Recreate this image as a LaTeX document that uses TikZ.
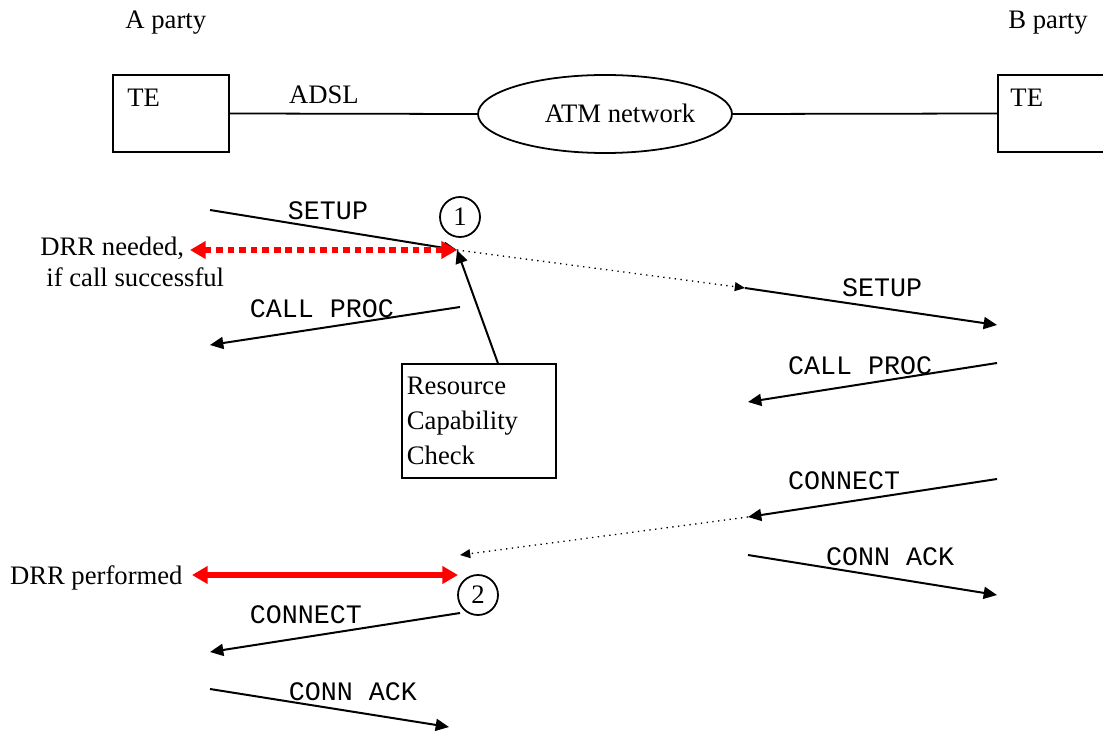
\documentclass[tikz,border=0pt]{standalone}
\usepackage{fontspec}
\setmainfont{Liberation Serif}
\setmonofont{Liberation Mono}
\usepackage{tikz}
\usetikzlibrary{arrows.meta, shapes.geometric, positioning, calc}
\tikzset{
	txt/.style={font=\fontsize{12}{14}\selectfont, inner sep=0pt},
	msgtxt/.style={font=\ttfamily\fontsize{12}{14}\selectfont, inner sep=0pt},
	msg/.style={line width=0.9pt, -{Triangle[length=6pt, width=5.4pt]}},
	relay/.style={line width=0.6pt, dotted, -{Triangle[length=4.6pt, width=4pt]}},
	drr/.style={red, line width=2.3pt, {Triangle[length=7pt, width=7.6pt]}-{Triangle[length=7pt, width=7.6pt]}},
	tebox/.style={draw, line width=0.8pt, minimum width=52.2pt, minimum height=34.7pt, inner sep=0pt},
	stepmark/.style={draw, circle, line width=0.8pt, minimum size=18pt, inner sep=0pt, font=\fontsize{12}{14}\selectfont},
}
\begin{document}
\begin{tikzpicture}[x=0.45pt, y=-0.45pt]
\useasboundingbox (0,0) rectangle (1103,735);

% network
\node[txt, anchor=base west] (aparty) at (125,29) {A party};
\node[txt, anchor=base west] (bparty) at (1008,29) {B party};
\node[tebox] (teA) at (171,113.5) {};
\node[txt, anchor=base west] (teAlbl) at (127,107) {TE};
\node[tebox, anchor=west] (teB) at (997,113.5) {};
\node[txt, anchor=base west] (teBlbl) at (1010,107) {TE};
\node[draw, ellipse, line width=0.8pt, minimum width=114.3pt, minimum height=35.1pt, inner sep=0pt] (atm) at (605,114) {};
\node[txt, anchor=base] (atmlbl) at (620,123) {ATM network};
\draw[line width=0.8pt] (teA.east) -- (atm.west) node[txt, anchor=base, pos=0.38, yshift=4.5pt] (adsl) {ADSL};
\draw[line width=0.8pt] (atm.east) -- (teB.west);

% A side points
\coordinate (a1) at (210,210);
\coordinate (a2) at (210,345);
\coordinate (a3) at (210,652);
\coordinate (a4) at (210,689);
% switch points
\coordinate (s1) at (457,250);
\coordinate (s2) at (460,307);
\coordinate (s3) at (460,555);
\coordinate (s4) at (460,613);
\coordinate (s5) at (449,727);
\coordinate (r1) at (745,288);
\coordinate (r2) at (748,402);
\coordinate (r3) at (748,517);
\coordinate (r4) at (748,555);
% B side points
\coordinate (b1) at (997,325);
\coordinate (b2) at (997,363);
\coordinate (b3) at (997,479);
\coordinate (b4) at (997,595);

\node[stepmark] (one) at (460,217) {1};
\node[stepmark] (two) at (478,595) {2};

% messages
\draw[msg] (a1) -- (s1);
\node[msgtxt, anchor=base] (setupA) at (328,220) {SETUP};
\draw[relay] (s1) -- (r1);
\draw[msg] (r1) -- (b1);
\node[msgtxt, anchor=base] (setupB) at (882,297) {SETUP};
\draw[msg] (s2) -- (a2);
\node[msgtxt, anchor=base] (procA) at (322,317) {CALL PROC};
\draw[msg] (b2) -- (r2);
\node[msgtxt, anchor=base] (procB) at (860,374) {CALL PROC};
\draw[msg] (b3) -- (r3);
\node[msgtxt, anchor=base] (connB) at (844,489) {CONNECT};
\draw[relay] (r3) -- (s3);
\draw[msg] (r4) -- (b4);
\node[msgtxt, anchor=base] (ackB) at (890,565) {CONN ACK};
\draw[msg] (s4) -- (a3);
\node[msgtxt, anchor=base] (connA) at (306,623) {CONNECT};
\draw[msg] (a4) -- (s5);
\node[msgtxt, anchor=base] (ackA) at (353,700) {CONN ACK};

% resource check
\node[draw, line width=0.8pt, minimum width=69.3pt, minimum height=51.3pt, inner xsep=2.2pt, text width=64.9pt, align=left, font=\fontsize{12}{15.75}\selectfont] (chk) at (479,421) {Resource\\Capability\\Check};
\draw[msg] ([xshift=8.5pt]chk.north) -- (s1);

% DRR
\coordinate (d1) at (190,250);
\draw[drr, dash pattern=on 3pt off 2.2pt] (d1) -- (s1);
\node[txt, anchor=base west, align=left, font=\fontsize{12}{14.4}\selectfont] (needed) at (40,287) {DRR needed,\\\hspace*{2.7pt}if call successful};
\node[txt, anchor=base east] (performed) at (183,584) {DRR performed};
\coordinate (d2) at (192,575);
\coordinate (d3) at (458,575);
\draw[drr] (d2) -- (d3);
\end{tikzpicture}
\end{document}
▬▬▬▬▬▬
TASK STATEMENT: Skip the images and write out the rest of the listing exactly.

WORKED ANSWER:
Recreate this image as a LaTeX document that uses TikZ.
\documentclass[tikz,border=0pt]{standalone}
\usepackage{fontspec}
\setmainfont{Liberation Serif}
\setmonofont{Liberation Mono}
\usepackage{tikz}
\usetikzlibrary{arrows.meta, shapes.geometric, positioning, calc}
\tikzset{
	txt/.style={font=\fontsize{12}{14}\selectfont, inner sep=0pt},
	msgtxt/.style={font=\ttfamily\fontsize{12}{14}\selectfont, inner sep=0pt},
	msg/.style={line width=0.9pt, -{Triangle[length=6pt, width=5.4pt]}},
	relay/.style={line width=0.6pt, dotted, -{Triangle[length=4.6pt, width=4pt]}},
	drr/.style={red, line width=2.3pt, {Triangle[length=7pt, width=7.6pt]}-{Triangle[length=7pt, width=7.6pt]}},
	tebox/.style={draw, line width=0.8pt, minimum width=52.2pt, minimum height=34.7pt, inner sep=0pt},
	stepmark/.style={draw, circle, line width=0.8pt, minimum size=18pt, inner sep=0pt, font=\fontsize{12}{14}\selectfont},
}
\begin{document}
\begin{tikzpicture}[x=0.45pt, y=-0.45pt]
\useasboundingbox (0,0) rectangle (1103,735);

% network
\node[txt, anchor=base west] (aparty) at (125,29) {A party};
\node[txt, anchor=base west] (bparty) at (1008,29) {B party};
\node[tebox] (teA) at (171,113.5) {};
\node[txt, anchor=base west] (teAlbl) at (127,107) {TE};
\node[tebox, anchor=west] (teB) at (997,113.5) {};
\node[txt, anchor=base west] (teBlbl) at (1010,107) {TE};
\node[draw, ellipse, line width=0.8pt, minimum width=114.3pt, minimum height=35.1pt, inner sep=0pt] (atm) at (605,114) {};
\node[txt, anchor=base] (atmlbl) at (620,123) {ATM network};
\draw[line width=0.8pt] (teA.east) -- (atm.west) node[txt, anchor=base, pos=0.38, yshift=4.5pt] (adsl) {ADSL};
\draw[line width=0.8pt] (atm.east) -- (teB.west);

% A side points
\coordinate (a1) at (210,210);
\coordinate (a2) at (210,345);
\coordinate (a3) at (210,652);
\coordinate (a4) at (210,689);
% switch points
\coordinate (s1) at (457,250);
\coordinate (s2) at (460,307);
\coordinate (s3) at (460,555);
\coordinate (s4) at (460,613);
\coordinate (s5) at (449,727);
\coordinate (r1) at (745,288);
\coordinate (r2) at (748,402);
\coordinate (r3) at (748,517);
\coordinate (r4) at (748,555);
% B side points
\coordinate (b1) at (997,325);
\coordinate (b2) at (997,363);
\coordinate (b3) at (997,479);
\coordinate (b4) at (997,595);

\node[stepmark] (one) at (460,217) {1};
\node[stepmark] (two) at (478,595) {2};

% messages
\draw[msg] (a1) -- (s1);
\node[msgtxt, anchor=base] (setupA) at (328,220) {SETUP};
\draw[relay] (s1) -- (r1);
\draw[msg] (r1) -- (b1);
\node[msgtxt, anchor=base] (setupB) at (882,297) {SETUP};
\draw[msg] (s2) -- (a2);
\node[msgtxt, anchor=base] (procA) at (322,317) {CALL PROC};
\draw[msg] (b2) -- (r2);
\node[msgtxt, anchor=base] (procB) at (860,374) {CALL PROC};
\draw[msg] (b3) -- (r3);
\node[msgtxt, anchor=base] (connB) at (844,489) {CONNECT};
\draw[relay] (r3) -- (s3);
\draw[msg] (r4) -- (b4);
\node[msgtxt, anchor=base] (ackB) at (890,565) {CONN ACK};
\draw[msg] (s4) -- (a3);
\node[msgtxt, anchor=base] (connA) at (306,623) {CONNECT};
\draw[msg] (a4) -- (s5);
\node[msgtxt, anchor=base] (ackA) at (353,700) {CONN ACK};

% resource check
\node[draw, line width=0.8pt, minimum width=69.3pt, minimum height=51.3pt, inner xsep=2.2pt, text width=64.9pt, align=left, font=\fontsize{12}{15.75}\selectfont] (chk) at (479,421) {Resource\\Capability\\Check};
\draw[msg] ([xshift=8.5pt]chk.north) -- (s1);

% DRR
\coordinate (d1) at (190,250);
\draw[drr, dash pattern=on 3pt off 2.2pt] (d1) -- (s1);
\node[txt, anchor=base west, align=left, font=\fontsize{12}{14.4}\selectfont] (needed) at (40,287) {DRR needed,\\\hspace*{2.7pt}if call successful};
\node[txt, anchor=base east] (performed) at (183,584) {DRR performed};
\coordinate (d2) at (192,575);
\coordinate (d3) at (458,575);
\draw[drr] (d2) -- (d3);
\end{tikzpicture}
\end{document}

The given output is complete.